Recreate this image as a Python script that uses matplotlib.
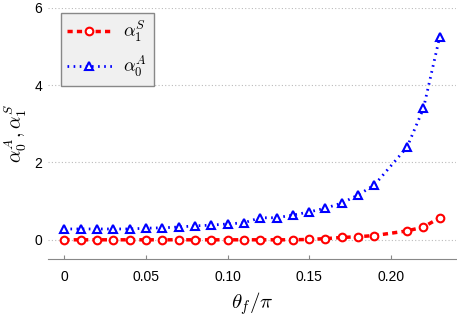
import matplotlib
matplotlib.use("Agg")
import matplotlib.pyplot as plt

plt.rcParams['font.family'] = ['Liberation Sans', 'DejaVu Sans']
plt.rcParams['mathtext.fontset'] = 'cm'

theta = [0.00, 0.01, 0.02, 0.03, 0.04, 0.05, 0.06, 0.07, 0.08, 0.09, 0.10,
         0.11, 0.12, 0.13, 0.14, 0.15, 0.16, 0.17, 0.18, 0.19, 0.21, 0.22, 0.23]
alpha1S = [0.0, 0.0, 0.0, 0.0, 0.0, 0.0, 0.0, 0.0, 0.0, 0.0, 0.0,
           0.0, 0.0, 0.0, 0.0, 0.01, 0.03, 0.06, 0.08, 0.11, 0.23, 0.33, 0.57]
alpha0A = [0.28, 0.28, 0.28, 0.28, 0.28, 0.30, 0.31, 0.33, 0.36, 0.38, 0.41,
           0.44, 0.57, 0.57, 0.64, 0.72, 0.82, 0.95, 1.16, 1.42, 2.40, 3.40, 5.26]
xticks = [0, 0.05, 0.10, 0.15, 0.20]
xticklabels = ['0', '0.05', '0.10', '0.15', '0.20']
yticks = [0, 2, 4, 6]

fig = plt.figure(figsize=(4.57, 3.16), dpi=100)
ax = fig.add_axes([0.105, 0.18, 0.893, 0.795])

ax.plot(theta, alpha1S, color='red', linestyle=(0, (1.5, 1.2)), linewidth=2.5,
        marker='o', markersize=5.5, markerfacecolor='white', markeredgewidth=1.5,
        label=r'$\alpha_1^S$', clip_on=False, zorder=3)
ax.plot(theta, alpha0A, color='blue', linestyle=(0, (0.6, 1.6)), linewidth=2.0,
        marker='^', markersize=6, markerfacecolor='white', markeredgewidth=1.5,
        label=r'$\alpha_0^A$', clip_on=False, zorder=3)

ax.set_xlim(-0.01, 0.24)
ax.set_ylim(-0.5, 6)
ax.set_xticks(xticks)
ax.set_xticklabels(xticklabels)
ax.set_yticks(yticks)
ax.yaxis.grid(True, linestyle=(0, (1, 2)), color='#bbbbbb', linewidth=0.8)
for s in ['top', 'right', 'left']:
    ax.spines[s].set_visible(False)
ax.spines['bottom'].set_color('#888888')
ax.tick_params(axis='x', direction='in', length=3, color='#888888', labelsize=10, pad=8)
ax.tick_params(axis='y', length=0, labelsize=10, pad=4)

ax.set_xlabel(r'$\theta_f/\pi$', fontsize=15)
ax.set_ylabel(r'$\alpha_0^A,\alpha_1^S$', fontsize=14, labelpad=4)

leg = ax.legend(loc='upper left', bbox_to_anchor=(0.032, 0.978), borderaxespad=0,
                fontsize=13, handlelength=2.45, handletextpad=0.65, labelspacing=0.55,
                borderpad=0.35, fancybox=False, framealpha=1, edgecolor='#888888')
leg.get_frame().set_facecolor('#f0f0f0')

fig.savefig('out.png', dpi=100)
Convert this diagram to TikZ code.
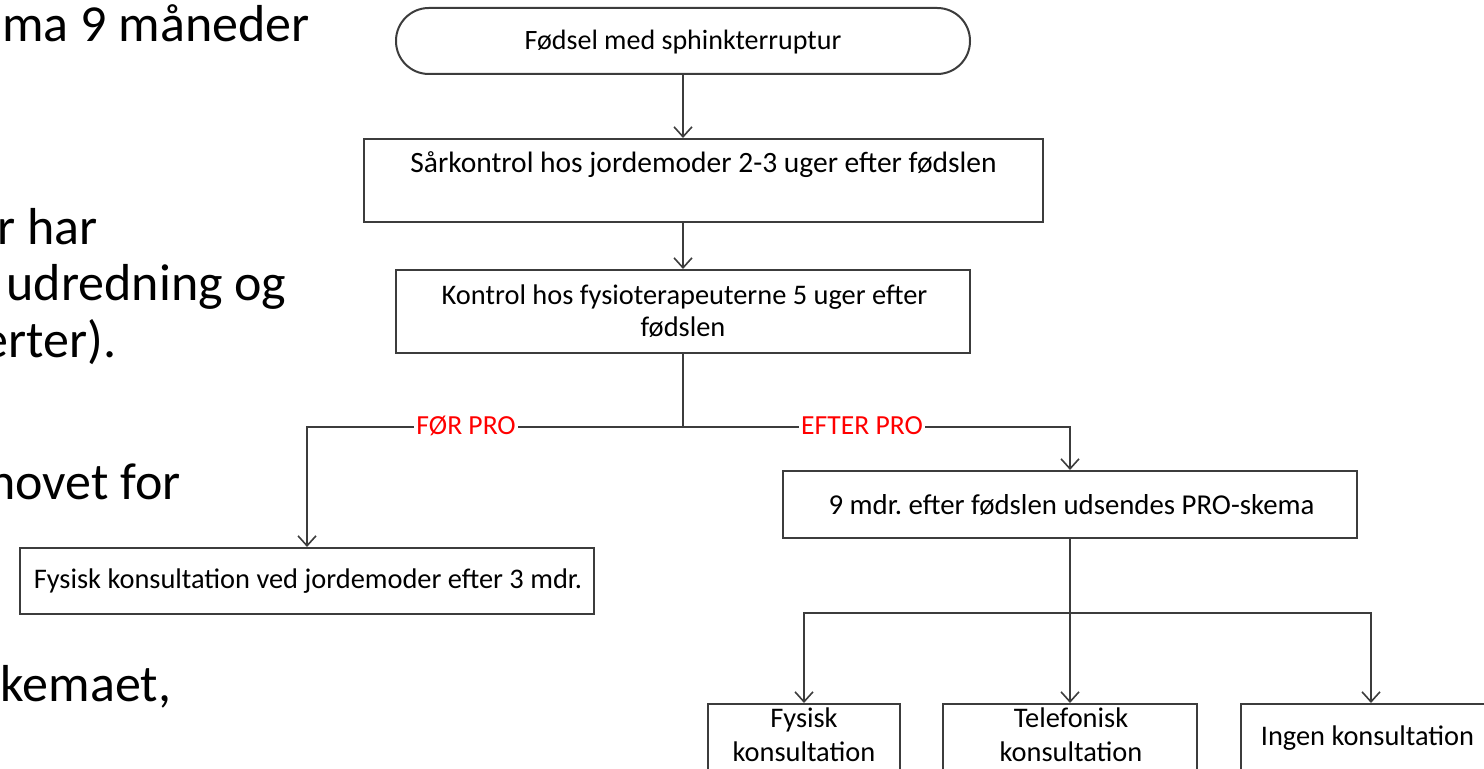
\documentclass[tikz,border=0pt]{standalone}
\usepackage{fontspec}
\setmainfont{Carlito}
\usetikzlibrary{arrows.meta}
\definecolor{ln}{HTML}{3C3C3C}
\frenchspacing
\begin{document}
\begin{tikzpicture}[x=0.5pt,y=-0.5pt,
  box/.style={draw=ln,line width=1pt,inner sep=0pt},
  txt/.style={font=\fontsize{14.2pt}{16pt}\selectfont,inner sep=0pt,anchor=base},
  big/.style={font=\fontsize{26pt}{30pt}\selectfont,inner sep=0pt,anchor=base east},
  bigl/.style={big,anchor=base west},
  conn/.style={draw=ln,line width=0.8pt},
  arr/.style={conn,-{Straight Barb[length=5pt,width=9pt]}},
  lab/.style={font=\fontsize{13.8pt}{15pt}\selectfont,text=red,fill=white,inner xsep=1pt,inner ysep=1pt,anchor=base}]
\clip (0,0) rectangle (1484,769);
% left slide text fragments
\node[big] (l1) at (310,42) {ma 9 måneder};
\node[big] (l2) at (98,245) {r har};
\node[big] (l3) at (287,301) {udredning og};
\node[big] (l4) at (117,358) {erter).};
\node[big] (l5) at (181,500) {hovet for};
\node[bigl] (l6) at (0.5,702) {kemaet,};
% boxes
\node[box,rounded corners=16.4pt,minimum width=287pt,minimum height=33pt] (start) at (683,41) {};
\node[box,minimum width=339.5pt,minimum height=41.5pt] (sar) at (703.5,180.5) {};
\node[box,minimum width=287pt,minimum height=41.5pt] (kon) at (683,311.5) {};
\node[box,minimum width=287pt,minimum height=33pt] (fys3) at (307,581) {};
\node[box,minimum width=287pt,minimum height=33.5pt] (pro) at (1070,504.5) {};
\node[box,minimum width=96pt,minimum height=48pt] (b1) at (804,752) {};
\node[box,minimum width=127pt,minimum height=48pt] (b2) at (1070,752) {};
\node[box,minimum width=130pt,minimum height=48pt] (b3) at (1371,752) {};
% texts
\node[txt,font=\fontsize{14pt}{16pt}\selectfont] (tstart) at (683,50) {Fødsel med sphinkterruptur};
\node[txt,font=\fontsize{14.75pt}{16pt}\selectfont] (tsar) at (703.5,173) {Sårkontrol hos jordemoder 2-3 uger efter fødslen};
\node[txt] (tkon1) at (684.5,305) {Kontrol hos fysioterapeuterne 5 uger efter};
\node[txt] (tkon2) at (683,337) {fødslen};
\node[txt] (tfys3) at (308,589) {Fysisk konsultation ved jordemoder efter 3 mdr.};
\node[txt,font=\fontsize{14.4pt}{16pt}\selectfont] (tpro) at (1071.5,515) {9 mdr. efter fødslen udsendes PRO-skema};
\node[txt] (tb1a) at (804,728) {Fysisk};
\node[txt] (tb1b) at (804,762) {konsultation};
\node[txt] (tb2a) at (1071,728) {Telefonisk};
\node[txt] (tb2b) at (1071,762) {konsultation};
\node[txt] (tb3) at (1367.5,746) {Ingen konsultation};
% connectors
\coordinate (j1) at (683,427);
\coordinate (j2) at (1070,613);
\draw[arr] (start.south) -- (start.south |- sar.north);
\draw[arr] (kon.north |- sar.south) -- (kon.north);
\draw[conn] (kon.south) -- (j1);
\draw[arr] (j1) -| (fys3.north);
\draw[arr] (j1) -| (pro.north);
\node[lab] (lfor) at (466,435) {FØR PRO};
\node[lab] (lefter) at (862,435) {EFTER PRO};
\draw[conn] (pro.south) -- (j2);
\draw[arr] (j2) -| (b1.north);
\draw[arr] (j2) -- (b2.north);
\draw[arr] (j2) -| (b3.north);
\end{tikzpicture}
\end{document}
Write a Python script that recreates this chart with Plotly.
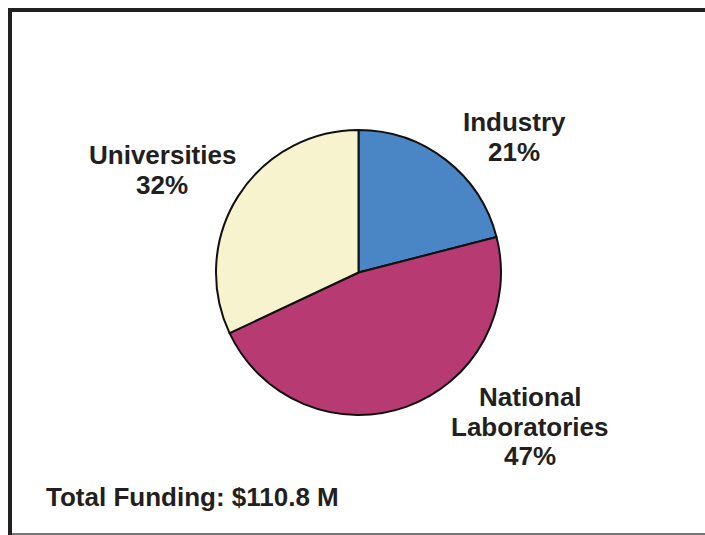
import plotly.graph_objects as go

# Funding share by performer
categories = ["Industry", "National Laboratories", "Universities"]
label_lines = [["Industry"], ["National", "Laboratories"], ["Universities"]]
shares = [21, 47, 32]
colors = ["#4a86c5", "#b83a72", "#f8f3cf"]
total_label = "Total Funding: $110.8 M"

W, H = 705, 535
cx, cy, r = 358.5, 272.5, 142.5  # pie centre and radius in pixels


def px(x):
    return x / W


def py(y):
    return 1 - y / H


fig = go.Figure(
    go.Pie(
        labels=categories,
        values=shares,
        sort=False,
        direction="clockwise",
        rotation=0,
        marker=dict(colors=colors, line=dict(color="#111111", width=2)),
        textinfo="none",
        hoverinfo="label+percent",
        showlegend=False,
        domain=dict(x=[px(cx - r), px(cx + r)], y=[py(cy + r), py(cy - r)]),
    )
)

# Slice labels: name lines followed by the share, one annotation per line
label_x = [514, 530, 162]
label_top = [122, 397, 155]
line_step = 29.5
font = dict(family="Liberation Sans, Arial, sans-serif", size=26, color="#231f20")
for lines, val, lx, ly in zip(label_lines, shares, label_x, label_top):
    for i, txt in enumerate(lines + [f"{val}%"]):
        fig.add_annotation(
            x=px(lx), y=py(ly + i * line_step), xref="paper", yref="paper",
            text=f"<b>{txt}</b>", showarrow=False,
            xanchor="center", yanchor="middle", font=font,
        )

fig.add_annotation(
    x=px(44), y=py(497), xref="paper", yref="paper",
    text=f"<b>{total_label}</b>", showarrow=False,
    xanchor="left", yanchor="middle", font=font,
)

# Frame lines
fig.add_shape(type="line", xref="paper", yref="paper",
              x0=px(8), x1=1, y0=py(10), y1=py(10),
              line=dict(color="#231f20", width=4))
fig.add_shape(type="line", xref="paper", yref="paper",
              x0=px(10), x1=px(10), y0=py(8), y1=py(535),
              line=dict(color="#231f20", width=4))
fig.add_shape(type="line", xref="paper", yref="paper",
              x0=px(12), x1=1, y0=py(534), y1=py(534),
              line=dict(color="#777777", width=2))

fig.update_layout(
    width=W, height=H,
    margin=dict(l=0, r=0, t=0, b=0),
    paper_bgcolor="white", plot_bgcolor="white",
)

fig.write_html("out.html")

=======

Show, from the material above, each line that includes the string "matplotlib".

Recreate this image as a Python script that uses matplotlib.
import matplotlib
matplotlib.use("Agg")
import matplotlib.pyplot as plt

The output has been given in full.